Un Parlamento que no ha sido elegido por más de la mitad de la población es un Parlamento con un cierto déficit democrático. En las elecciones del 13-J (algunos países votaron en días anteriores) sólo votó el 44,2% de los 350 millones de electores convocados, sobre una población de aproximadamente 450 millones de personas.

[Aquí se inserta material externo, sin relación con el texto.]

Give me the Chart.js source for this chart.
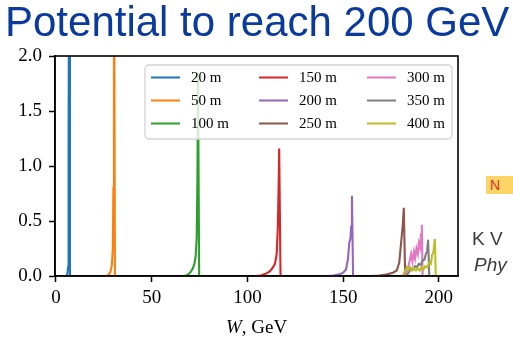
<!DOCTYPE html>
<html>
<head>
<meta charset="utf-8">
<script src="https://cdn.jsdelivr.net/npm/chart.js@4.4.1/dist/chart.umd.min.js"></script>
<style>
  html, body { margin: 0; padding: 0; background: #fff; }
  body { width: 513px; height: 340px; position: relative; overflow: hidden; }
  #plot { position: absolute; left: 0; top: 0; }
  .title { position: absolute; left: 5px; top: 1px; font: 42px "Liberation Sans", Arial, sans-serif; line-height: 42px; color: #0a3a9e; white-space: nowrap; }
  .tag { position: absolute; left: 486px; top: 176px; width: 30px; height: 18px; background: #fcd566; color: #e0321c; font: 14px "Liberation Sans", Arial, sans-serif; line-height: 18px; }
  .ref { position: absolute; left: 472px; color: #3a3a3a; font: 19px "Liberation Sans", Arial, sans-serif; white-space: nowrap; }
</style>
</head>
<body>
<canvas id="plot" width="513" height="340"></canvas>
<div class="title">Potential to reach 200 GeV</div>
<div class="tag">&nbsp;N</div>
<div class="ref" style="top:228px;">K V</div>
<div class="ref" style="top:254px;font-style:italic;left:474px;">Phy</div>
<script>
// Spectra for each distance: W (GeV) and spectral density
const w20  = [5.5, 6.0, 6.3, 6.5, 6.7, 6.9, 7.3, 7.6];
const s20  = [0, 0.02, 0.08, 0.3, 1.2, 3.5, 0, 0];
const w50  = [26, 27.5, 28.5, 29.2, 29.7, 30.0, 30.3, 30.8, 31.5];
const s50  = [0, 0.01, 0.04, 0.1, 0.25, 0.8, 3.5, 0, 0];
const w100 = [66, 68, 69.5, 70.5, 71.5, 72.3, 73, 73.5, 73.9, 74.2, 74.8, 76];
const s100 = [0, 0.005, 0.02, 0.04, 0.07, 0.11, 0.18, 0.35, 0.9, 1.85, 0, 0];
const w150 = [104, 107, 109.5, 111.5, 113, 114.4, 115.3, 115.9, 116.3, 116.6, 117.3, 119];
const s150 = [0, 0.005, 0.02, 0.04, 0.07, 0.11, 0.2, 0.45, 0.8, 1.16, 0, 0];
const w200 = [141, 145, 148, 150, 151.5, 152.5, 153.2, 153.8, 154.2, 154.6, 155.2, 157];
const s200 = [0, 0.005, 0.015, 0.03, 0.06, 0.15, 0.3, 0.34, 0.45, 0.73, 0, 0];
const w250 = [165, 169, 173, 176, 178, 179.3, 180, 180.6, 181.1, 181.7, 182.4, 184];
const s250 = [0, 0.005, 0.015, 0.03, 0.05, 0.12, 0.25, 0.36, 0.45, 0.62, 0, 0];
const w300 = [182, 183, 184, 184.8, 185.5, 186.2, 187, 187.6, 188.3, 189, 189.6, 190.2, 190.7, 191.1, 191.5, 193];
const s300 = [0, 0.03, 0.08, 0.14, 0.2, 0.13, 0.22, 0.16, 0.25, 0.2, 0.3, 0.26, 0.38, 0.465, 0, 0];
const w350 = [183, 184.5, 185.5, 186.5, 187.5, 188.5, 189.5, 190.5, 191.5, 192.5, 193.2, 193.8, 194.4, 195, 196.5];
const s350 = [0, 0.04, 0.07, 0.06, 0.09, 0.08, 0.11, 0.1, 0.14, 0.15, 0.2, 0.22, 0.33, 0, 0];
const w400 = [181, 182.3, 183.2, 184, 185, 186, 187, 188, 189, 190, 191, 192, 193, 194, 195, 195.8, 196.5, 197.2, 197.9, 198.4, 200];
const s400 = [0, 0.04, 0.08, 0.06, 0.08, 0.05, 0.07, 0.05, 0.07, 0.05, 0.08, 0.06, 0.09, 0.08, 0.12, 0.11, 0.19, 0.22, 0.335, 0, 0];

const seriesLabels = ['20 m', '50 m', '100 m', '150 m', '200 m', '250 m', '300 m', '350 m', '400 m'];
const seriesColors = ['#1f77b4', '#ff7f0e', '#2ca02c', '#d62728', '#9467bd', '#8c564b', '#e377c2', '#7f7f7f', '#bcbd22'];
const xTicks = [0, 50, 100, 150, 200];
const yTicks = [0.0, 0.5, 1.0, 1.5, 2.0];

const wSets = [w20, w50, w100, w150, w200, w250, w300, w350, w400];
const sSets = [s20, s50, s100, s150, s200, s250, s300, s350, s400];

const SERIF = '"Liberation Serif", "DejaVu Serif", serif';

const datasets = seriesLabels.map((label, i) => ({
  label,
  data: wSets[i].map((w, k) => ({ x: w, y: sSets[i][k] })),
  borderColor: seriesColors[i],
  backgroundColor: seriesColors[i],
  borderWidth: 2.1,
  pointRadius: 0,
  tension: 0,
  order: seriesLabels.length - 1 - i
}));

// Closed box around the axes plus matplotlib-style legend (3 columns, filled column-first)
const framePlugin = {
  id: 'frame',
  afterDatasetsDraw(chart) {
    const { ctx, chartArea: a } = chart;
    ctx.save();
    ctx.strokeStyle = '#000';
    ctx.lineWidth = 1.6;
    ctx.strokeRect(a.left, a.top, a.right - a.left, a.bottom - a.top);

    // legend
    const bx = 145, by = 65, bw = 307, bh = 74, r = 4;
    ctx.beginPath();
    ctx.moveTo(bx + r, by);
    ctx.arcTo(bx + bw, by, bx + bw, by + bh, r);
    ctx.arcTo(bx + bw, by + bh, bx, by + bh, r);
    ctx.arcTo(bx, by + bh, bx, by, r);
    ctx.arcTo(bx, by, bx + bw, by, r);
    ctx.closePath();
    ctx.fillStyle = 'rgba(255,255,255,0.8)';
    ctx.fill();
    ctx.strokeStyle = '#d3d3d3';
    ctx.lineWidth = 1.3;
    ctx.stroke();

    const colX = [151, 259, 367];
    const rowY = [77.5, 100.5, 123.5];
    ctx.font = '15px ' + SERIF;
    ctx.textBaseline = 'middle';
    ctx.textAlign = 'left';
    chart.data.datasets.forEach((ds, i) => {
      const c = Math.floor(i / 3), rr = i % 3;
      const x = colX[c], y = rowY[rr];
      ctx.strokeStyle = ds.borderColor;
      ctx.lineWidth = 2;
      ctx.beginPath();
      ctx.moveTo(x, y);
      ctx.lineTo(x + 29, y);
      ctx.stroke();
      ctx.fillStyle = '#000';
      ctx.fillText(ds.label, x + 40, y + 1);
    });

    // x axis title: italic W, then ", GeV"
    ctx.font = 'italic 19px ' + SERIF;
    const wW = ctx.measureText('W').width;
    ctx.font = '19px ' + SERIF;
    const wRest = ctx.measureText(', GeV').width;
    const cx = (a.left + a.right) / 2;
    const x0 = cx - (wW + wRest) / 2;
    ctx.textBaseline = 'alphabetic';
    ctx.fillStyle = '#000';
    ctx.font = 'italic 19px ' + SERIF;
    ctx.fillText('W', x0, 333);
    ctx.font = '19px ' + SERIF;
    ctx.fillText(', GeV', x0 + wW, 333);
    ctx.restore();
  }
};

new Chart(document.getElementById('plot'), {
  type: 'line',
  data: { datasets },
  options: {
    responsive: false,
    animation: false,
    devicePixelRatio: 1,
    layout: { padding: { left: 0, top: 56, right: 55, bottom: 0 } },
    plugins: { legend: { display: false }, tooltip: { enabled: false } },
    scales: {
      x: {
        type: 'linear',
        min: -0.5,
        max: 210,
        afterFit(s) { s.height = 64; },
        afterBuildTicks(s) { s.ticks = xTicks.map(v => ({ value: v })); },
        grid: { drawOnChartArea: false, drawTicks: true, tickLength: 6, tickWidth: 1.5, tickColor: '#000' },
        border: { display: true, color: '#000', width: 1.6 },
        ticks: { color: '#000', font: { family: SERIF, size: 19 }, padding: 5, maxRotation: 0, callback: v => String(v) }
      },
      y: {
        min: 0,
        max: 2,
        afterFit(s) { s.width = 55; },
        afterBuildTicks(s) { s.ticks = yTicks.map(v => ({ value: v })); },
        grid: { drawOnChartArea: false, drawTicks: true, tickLength: 6, tickWidth: 1.5, tickColor: '#000' },
        border: { display: true, color: '#000', width: 1.6 },
        ticks: { color: '#000', font: { family: SERIF, size: 19 }, padding: 7, callback: v => Number(v).toFixed(1) }
      }
    }
  },
  plugins: [framePlugin]
});
</script>
</body>
</html>
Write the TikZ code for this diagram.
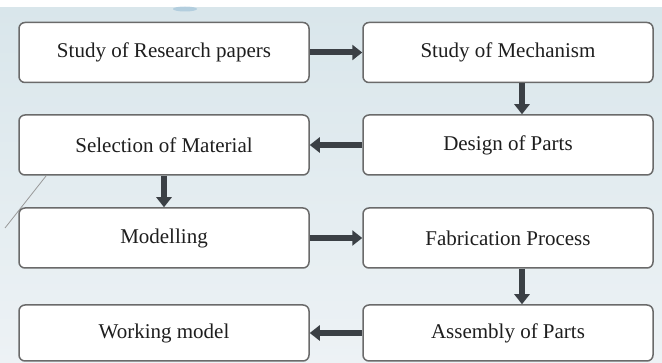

Y lo peor no es eso. Lo peor es que la evolución de ese desapego por las cosas de Europa va en aumento desde las primeras elecciones al Europarlamento. Así, en 1979 (primeras elecciones) la participación fue del 63%; cinco años más tarde, la cosa bajaba hasta el 61, mientras que en el año 89 se despeñaba hasta el 58,54. La línea descendía un quinquenio después hasta el 56,8, mientras que una Europa de los Quince, ya en 1999, sólo podía ofrecer una participación del 49,4, por debajo del temido 50%. En 2004, con nada menos que diez nuevos miembros, a los que se presupone la ilusión del novato, la cosa ha terminado en el 44,2%.

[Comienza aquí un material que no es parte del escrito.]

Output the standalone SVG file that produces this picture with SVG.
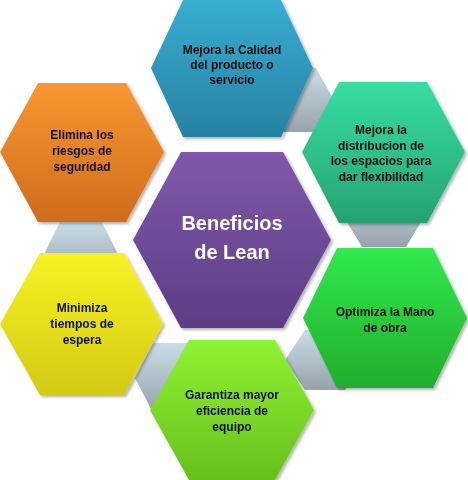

La verdad es que los ciudadanos son cada vez más concientes de que los que realmente mandan son los Consejos de Ministros, especialmente las reuniones de primeros ministros, que se celebran cada tres meses, como poco. En otras palabras, el poder europeo no está en manos de los ciudadanos, que votaron el pasado domingo, sino de los mandatarios que se reunirán en Dublín el próximo viernes 18.